Boss: “This is just a book with pics of everyone’s hands.”
Me: “Pretty cool, right?”
[seeing random coworker at the supermarket] oh hey what’s up! i didn’t know you liked groceries
I think it’s really important to always support your children even though they might say troubling things like they “don’t like chocolate pudding”
Spongebob would be more realistic if he had an abrasive side.
imagine teaching an egg cooking class and finding out you have a student named shelly
saying monkeys r ur favorite animal is basically saying u like a shorter, hairier version of urself who can only communicate by screaming
thanksgiving is canceled? you mean I have to wait until next year for my family to get together and roast me mercilessly?
“uh… dare.”
-Pinocchio
Bury me with my old records. It will be my vinyl resting place.
The ex just asked me how can one have a soulmate if one has no soul?
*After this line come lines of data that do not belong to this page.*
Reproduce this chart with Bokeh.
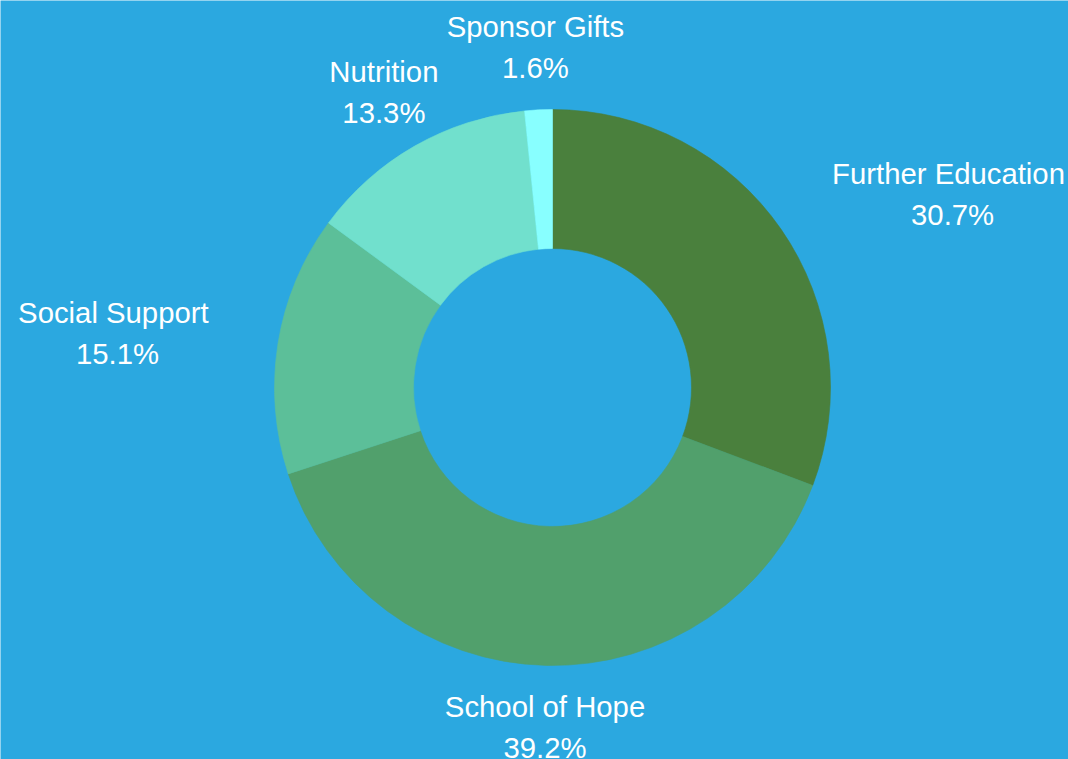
import math
import re
from bokeh.plotting import figure
from bokeh.models import Range1d
from bokeh.core.properties import value
from bokeh.embed import file_html
from bokeh.resources import INLINE

# ---- data ----
categories = ["Further Education", "School of Hope", "Social Support", "Nutrition", "Sponsor Gifts"]
percents = [30.7, 39.2, 15.1, 13.3, 1.6]
colors = ["#4A803D", "#51A06C", "#5CBF99", "#71E0CD", "#88FFFF"]

# ---- layout ----
W, H = 1068, 759
BG = "#2BA8E0"
CX, CY = 552, H - 387
R_OUT, R_IN = 278, 139
R_LABEL = 340
FONT = value("Liberation Sans")
FS = 29.3
LINE_GAP = 41
Y_SHIFT = 11

# Arial / Liberation Sans advance widths (per 1000 em)
ADV = {" ": 278, "S": 667, "F": 611, "E": 667, "G": 778, "H": 722, "N": 722,
       "a": 556, "c": 500, "d": 556, "e": 556, "f": 278, "h": 556, "i": 222,
       "l": 222, "n": 556, "o": 556, "p": 556, "r": 333, "s": 500, "t": 278,
       "u": 556, "%": 889, ".": 278}


def text_width(s):
    return sum(ADV.get(ch, 556) for ch in s) / 1000.0 * FS


p = figure(width=W, height=H, x_range=Range1d(0, W), y_range=Range1d(0, H),
           output_backend="svg", toolbar_location=None, min_border=0)
p.axis.visible = False
p.xgrid.visible = False
p.ygrid.visible = False
p.background_fill_color = BG
p.border_fill_color = BG
p.outline_line_color = None

TXT = dict(text_baseline="alphabetic", text_color="white", text_font=FONT,
           text_font_size=f"{FS}px")

total = sum(percents)
cum = 0.0
for cat, val, col in zip(categories, percents, colors):
    a0 = math.radians(90 - cum / total * 360)
    a1 = math.radians(90 - (cum + val) / total * 360)
    p.annular_wedge(x=CX, y=CY, inner_radius=R_IN, outer_radius=R_OUT,
                    start_angle=a1, end_angle=a0, direction="anticlock",
                    fill_color=col, line_color=col, line_width=0.6)
    mid = (a0 + a1) / 2
    ax = CX + R_LABEL * math.cos(mid)
    ay = CY + R_LABEL * math.sin(mid) + Y_SHIFT
    name = cat + " "
    pct = f"{val:.1f}%"
    cm = 0.358 * FS
    y_name = ay + LINE_GAP / 2 - cm
    y_pct = ay - LINE_GAP / 2 - cm
    c = math.cos(mid)
    if c > 0.7:
        wn = text_width(name)
        p.text(x=[ax], y=[y_name], text=[name], text_align="left", **TXT)
        p.text(x=[ax + wn / 2], y=[y_pct], text=[pct], text_align="center", **TXT)
    elif c < -0.7:
        wn = text_width(name)
        p.text(x=[ax], y=[y_name], text=[name], text_align="right", **TXT)
        p.text(x=[ax - wn / 2], y=[y_pct], text=[pct], text_align="center", **TXT)
    else:
        p.text(x=[ax], y=[y_name], text=[cat], text_align="center", **TXT)
        p.text(x=[ax], y=[y_pct], text=[pct], text_align="center", **TXT)
    cum += val

html = file_html(p, INLINE)
html = re.sub(r"<body([^>]*)>", r'<body\1 style="margin:0;background:%s;overflow:hidden">' % BG, html, count=1)
open("out.html", "w").write(html)
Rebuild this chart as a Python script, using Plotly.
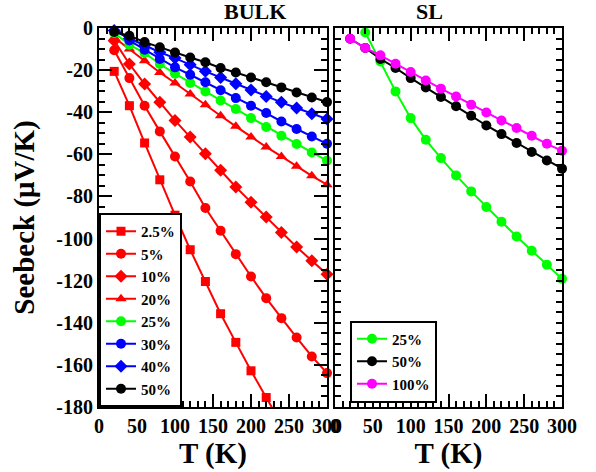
import plotly.graph_objects as go

# ---------------- data ----------------
T = [20, 40, 60, 80, 100, 120, 140, 160, 180, 200, 220, 240, 260, 280, 300]
T_25 = T[:12]
bulk_2p5 = [-20.6, -36.9, -54.6, -72.1, -88.9, -105.3, -120.4, -135.7, -149.3, -162.8, -175.5, -188.0]
bulk_5 = [-10.6, -23.8, -36.9, -49.1, -61.0, -72.9, -85.5, -96.3, -107.4, -118.0, -128.3, -137.8, -147.0, -156.0, -163.9]
bulk_10 = [-6.0, -17.1, -26.6, -35.3, -43.9, -51.8, -59.7, -67.6, -75.5, -82.7, -89.8, -97.1, -104.0, -110.5, -116.9]
bulk_20 = [-4.5, -10.0, -15.5, -21.1, -26.1, -31.4, -36.4, -41.7, -46.7, -51.8, -56.5, -61.0, -65.7, -70.2, -74.4]
bulk_25 = [-2.4, -7.9, -11.9, -17.1, -21.7, -26.1, -30.1, -34.4, -38.5, -42.8, -47.0, -51.2, -55.1, -59.1, -63.0]
bulk_30 = [0.5, -5.9, -10.3, -14.7, -18.7, -22.2, -25.8, -29.6, -33.3, -36.9, -40.4, -44.4, -48.0, -51.5, -55.0]
bulk_40 = [-1.2, -5.0, -8.2, -11.5, -14.3, -17.5, -20.6, -23.5, -26.5, -29.5, -32.5, -35.3, -38.0, -40.7, -43.2]
bulk_50 = [-1.9, -3.7, -6.7, -9.2, -11.6, -14.0, -16.3, -19.0, -21.1, -23.5, -25.8, -28.2, -30.6, -33.0, -35.2]

T_sl25 = T[1:]
sl_25 = [-2.1, -15.9, -30.1, -42.8, -53.1, -61.8, -70.0, -77.6, -85.0, -92.0, -99.0, -105.8, -112.4, -119.1]
sl_50 = [-5.1, -9.5, -14.7, -19.0, -23.8, -28.2, -32.8, -37.2, -41.7, -46.3, -50.4, -54.6, -58.9, -62.9, -66.8]
sl_100 = [-5.1, -9.5, -13.0, -17.0, -20.9, -24.9, -28.8, -32.5, -36.4, -40.1, -43.9, -47.5, -51.2, -55.0, -58.3]

x_tickvals = [0, 50, 100, 150, 200, 250, 300]
x_ticktext = ["0", "50", "100", "150", "200", "250", "300"]
y_tickvals = [0, -20, -40, -60, -80, -100, -120, -140, -160, -180]
y_ticktext = ["0", "-20", "-40", "-60", "-80", "-100", "-120", "-140", "-160", "-180"]

RED, GREEN, BLUE, BLACK, MAG = "#ff0000", "#00ff00", "#0000ff", "#000000", "#ff00ff"
FONT = "'Liberation Serif', 'Times New Roman', Times, serif"

fig = go.Figure()

def add(x, y, name, color, symbol, size, xa, ya, legend, clip=False):
    fig.add_trace(go.Scatter(
        x=x, y=y, name=name, mode="lines+markers",
        line=dict(color=color, width=2),
        marker=dict(color=color, symbol=symbol, size=size),
        xaxis=xa, yaxis=ya, legend=legend, cliponaxis=clip))

add(T_25, bulk_2p5, "2.5%", RED, "square", 9, "x", "y", "legend", clip=True)
add(T, bulk_5, "5%", RED, "circle", 10, "x", "y", "legend")
add(T, bulk_10, "10%", RED, "diamond", 10, "x", "y", "legend")
add(T, bulk_20, "20%", RED, "triangle-up", 10, "x", "y", "legend")
add(T, bulk_25, "25%", GREEN, "circle", 10, "x", "y", "legend")
add(T, bulk_30, "30%", BLUE, "circle", 10, "x", "y", "legend")
add(T, bulk_40, "40%", BLUE, "diamond", 10, "x", "y", "legend")
add(T, bulk_50, "50%", BLACK, "circle", 10, "x", "y", "legend")

add(T_sl25, sl_25, "25%", GREEN, "circle", 10, "x2", "y2", "legend2")
add(T, sl_50, "50%", BLACK, "circle", 10, "x2", "y2", "legend2")
add(T, sl_100, "100%", MAG, "circle", 10, "x2", "y2", "legend2")

W, H = 596, 472
L, R, TOP, B = 99, 34, 28, 65
pw = W - L - R
ph = H - TOP - B
d1 = [0, (327 - L) / pw]
d2 = [(335 - L) / pw, 1]

tickfont = dict(family=FONT, size=20, color="black", weight="bold")
titlefont = dict(family=FONT, size=29, color="black", weight="bold")

def xaxis(domain, anchor):
    return dict(domain=domain, anchor=anchor, range=[0, 300], automargin=False,
                tickvals=x_tickvals, ticktext=x_ticktext, tickfont=tickfont,
                ticks="inside", ticklen=13, tickwidth=1.5, tickcolor="black",
                minor=dict(ticks="inside", ticklen=6, dtick=10, tickwidth=1.5, tickcolor="black"),
                showline=True, linewidth=2, linecolor="black", mirror="ticks",
                showgrid=False, zeroline=False,
                title=dict(text="T (K)", font=titlefont, standoff=2))

def yaxis(anchor, labels, title=None):
    d = dict(anchor=anchor, range=[-180, 0], automargin=False,
             tickvals=y_tickvals, ticktext=y_ticktext if labels else [""] * len(y_tickvals),
             showticklabels=labels, tickfont=tickfont,
             ticks="inside", ticklen=13, tickwidth=1.5, tickcolor="black",
             minor=dict(ticks="inside", ticklen=6, dtick=5, tickwidth=1.5, tickcolor="black"),
             showline=True, linewidth=2, linecolor="black", mirror="ticks",
             showgrid=False, zeroline=False)
    if title:
        d["title"] = dict(text=title, font=titlefont, standoff=13)
    return d

legfont = dict(family=FONT, size=15, color="black", weight="bold")
subfont = dict(family=FONT, size=22, color="black", weight="bold")
fig.update_layout(
    width=W, height=H,
    margin=dict(l=L, r=R, t=TOP, b=B, autoexpand=False),
    plot_bgcolor="white", paper_bgcolor="white",
    xaxis=xaxis(d1, "y"),
    yaxis=yaxis("x", True, "Seebeck (μV/K)"),
    xaxis2=xaxis(d2, "y2"),
    yaxis2=yaxis("x2", False),
    legend=dict(x=0, y=0, xanchor="left", yanchor="bottom", bgcolor="white",
                bordercolor="black", borderwidth=2, font=legfont, tracegroupgap=0),
    legend2=dict(x=(350 - L) / pw, y=4.5 / ph, xanchor="left", yanchor="bottom",
                 bgcolor="white", bordercolor="black", borderwidth=2, font=legfont),
    annotations=[
        dict(text="BULK", x=(221.5 - L) / pw, y=1, xref="paper", yref="paper",
             yanchor="middle", yshift=17, showarrow=False, font=subfont),
        dict(text="SL", x=(445 - L) / pw, y=1, xref="paper", yref="paper",
             yanchor="middle", yshift=17, showarrow=False, font=subfont),
    ],
)

fig.write_html("out.html", config={"displayModeBar": False},
               post_script="document.body.style.margin='0px';")
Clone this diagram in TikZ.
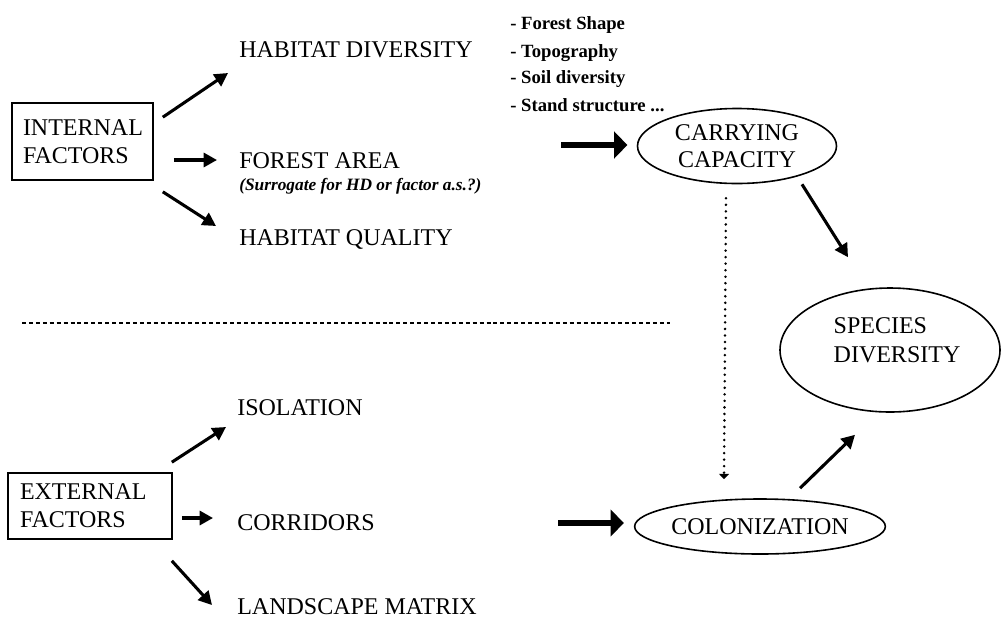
\documentclass[tikz,border=0pt]{standalone}
\usepackage{fontspec}
\setmainfont{Liberation Serif}
\usetikzlibrary{arrows.meta,shapes.geometric}
\begin{document}
\begin{tikzpicture}[x=0.75pt,y=-0.75pt,
  lbl/.style={anchor=base west,inner sep=0pt,font=\fontsize{18}{20.5}\selectfont},
  lst/.style={anchor=base west,inner sep=0pt,font=\bfseries\fontsize{14}{16}\selectfont},
  factorbox/.style={draw,line width=1.2pt,align=left,inner ysep=0pt,font=\fontsize{18}{21}\selectfont},
  oval/.style={draw,ellipse,line width=1.2pt,inner sep=0pt,align=center,font=\fontsize{18}{20.25}\selectfont},
  arr/.style={line width=2.3pt,-{Triangle[length=10pt,width=10.5pt]}},
  bigarr/.style={line width=3.8pt,-{Triangle[length=10pt,width=20pt]}},
  dotarr/.style={line width=2.1pt,dash pattern=on 0pt off 4.9pt,line cap=round,-{Triangle[length=4pt,width=7.5pt]}},
  sep/.style={line width=1.1pt,dash pattern=on 3pt off 2.2pt}]
\useasboundingbox (0,0) rectangle (1003,619);
% left boxes
\node[factorbox,minimum width=105.75pt,minimum height=57.75pt,text width=89.25pt,inner xsep=8.25pt] (inf) at (82.5,141.5) {INTERNAL\\FACTORS};
\node[factorbox,minimum width=123pt,minimum height=49.5pt,text width=105pt,inner xsep=9pt] (exf) at (90,506) {EXTERNAL\\FACTORS};
% internal factor labels
\node[lbl] (hd) at (239,57) {HABITAT DIVERSITY};
\node[lbl] (fa) at (239,168) {FOREST AREA};
\node[anchor=base west,inner sep=0pt,font=\bfseries\itshape\fontsize{13}{15}\selectfont] (sur) at (239,190) {(Surrogate for HD or factor a.s.?)};
\node[lbl] (hq) at (239,245) {HABITAT QUALITY};
% list
\node[lst] (l1) at (510,29) {- Forest Shape};
\node[lst] (l2) at (510,57) {- Topography};
\node[lst] (l3) at (510,83) {- Soil diversity};
\node[lst] (l4) at (510,111) {- Stand structure ...};
% external factor labels
\node[lbl] (iso) at (237,415) {ISOLATION};
\node[lbl] (cor) at (237,530) {CORRIDORS};
\node[lbl] (lm) at (237,614) {LANDSCAPE MATRIX};
% ovals
\node[oval,minimum width=149.25pt,minimum height=56.25pt] (cc) at (737,146) {CARRYING\\CAPACITY};
\node[oval,minimum width=157.5pt,minimum height=41.25pt] (col) at (760,526.5) {COLONIZATION};
\node[oval,minimum width=165pt,minimum height=93pt] (sd) at (890,350) {};
\node[anchor=center,inner sep=0pt,align=left,font=\fontsize{18}{21.75}\selectfont] (sdt) at (897,340) {SPECIES\\DIVERSITY};
% separator
\draw[sep] (22,323) -- (670,323);
% internal arrows
\draw[arr] ([shift={(9,15)}]inf.north east) -- ([shift={(-11,16)}]hd.base west);
\draw[arr] ([shift={(20,18.5)}]inf.east) -- ([shift={(-22,-8)}]fa.base west);
\draw[arr] ([shift={(9,11)}]inf.south east) -- ([shift={(-23,-19)}]hq.base west);
% external arrows
\draw[arr] ([shift={(-1,-10)}]exf.north east) -- ([shift={(-11,12)}]iso.base west);
\draw[arr] ([shift={(9,12)}]exf.east) -- ([shift={(-24,-12)}]cor.base west);
\draw[arr] ([shift={(-1,21)}]exf.south east) -- ([shift={(-25,-9)}]lm.base west);
% big arrows
\coordinate (ccin) at (561,145);
\coordinate (colin) at (558,523);
\draw[bigarr,shorten >=7pt] (ccin) -- (ccin -| cc.west);
\draw[bigarr,shorten >=7.5pt] (colin) -- (colin -| col.west);
% right arrows
\draw[arr] ([shift={(65,0)}]cc.south) -- ([shift={(-42,-30)}]sd.north);
\draw[arr] ([shift={(40,-10)}]col.north) -- ([shift={(-35,22)}]sd.south);
\draw[dotarr] ([shift={(-11,14)}]cc.south) -- ([shift={(-36,-19)}]col.north);
\end{tikzpicture}
\end{document}
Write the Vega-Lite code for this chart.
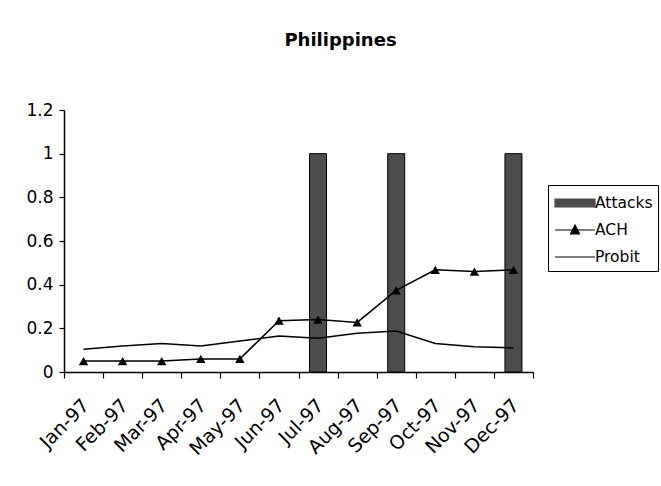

Wonder which of us he was referring to?
I told a second grader today I didn’t have a cell phone when I was his age and he looked at me sadly and said oh so you had a flip phone?
So apparently I’ve been Googling ‘Asian Prom’ this whole time.
I watched like seven videos before I realized they weren’t going to bang.
Me: Hi. Can I help you?
Him: I’m here about the wanted ad for the one night stand
Me: Great. Where is it?
Him: What?
Me: The nightstand.
I’m dressing up as a public radio station for Halloween so my parents will support me again.
When I asked for some alone time, I didn’t mean when I was bringing in the groceries.
I’m so relieved when I see a vehicle pulled over by a cop, I always say, “THANK YOU FOR YOUR SACRIFICE.” as I speed past them.
I hope someday you’ll find it in your heart to murder me.
Wanna know what 1000 marbles spilling on a tile floor sounds like?
Have kids.
Chocolate cheesecake so good you forget that your wife told you not to eat it.
Me: *quickly flips through each layer of a Big Mac like a wad of cash*
McDonald’s employee: [nervously assuring me] it’s all there I swear.
I used to wave my hands in the air like I just don’t care, but now I just wave them because I get more steps on my FitBit
[i’m on the ship’s deck, dragging around a board by a rope]
PIRATE CAPTAIN: *rubs temples* that’s not what i meant by “walk the plank”
Punish millennials by making a Three’s Company reference and forcing them to Google it or talk to an elder.
WIFE: I’m starting to think my husband has lied about his profession.
WIFES FRIEND: Why?
[I walk through the door and hang up my McDonald’s visor]
ME: Hey honey I’m back from the lawyer factory.
Kids forever killing vibes 💀
I’m gonna get full size candy bars and hand them out to just one member of each group on Halloween to create division amongst the children
Him: tell me about your longest relationship
Me: *thinking furiously* does Windows 95 count?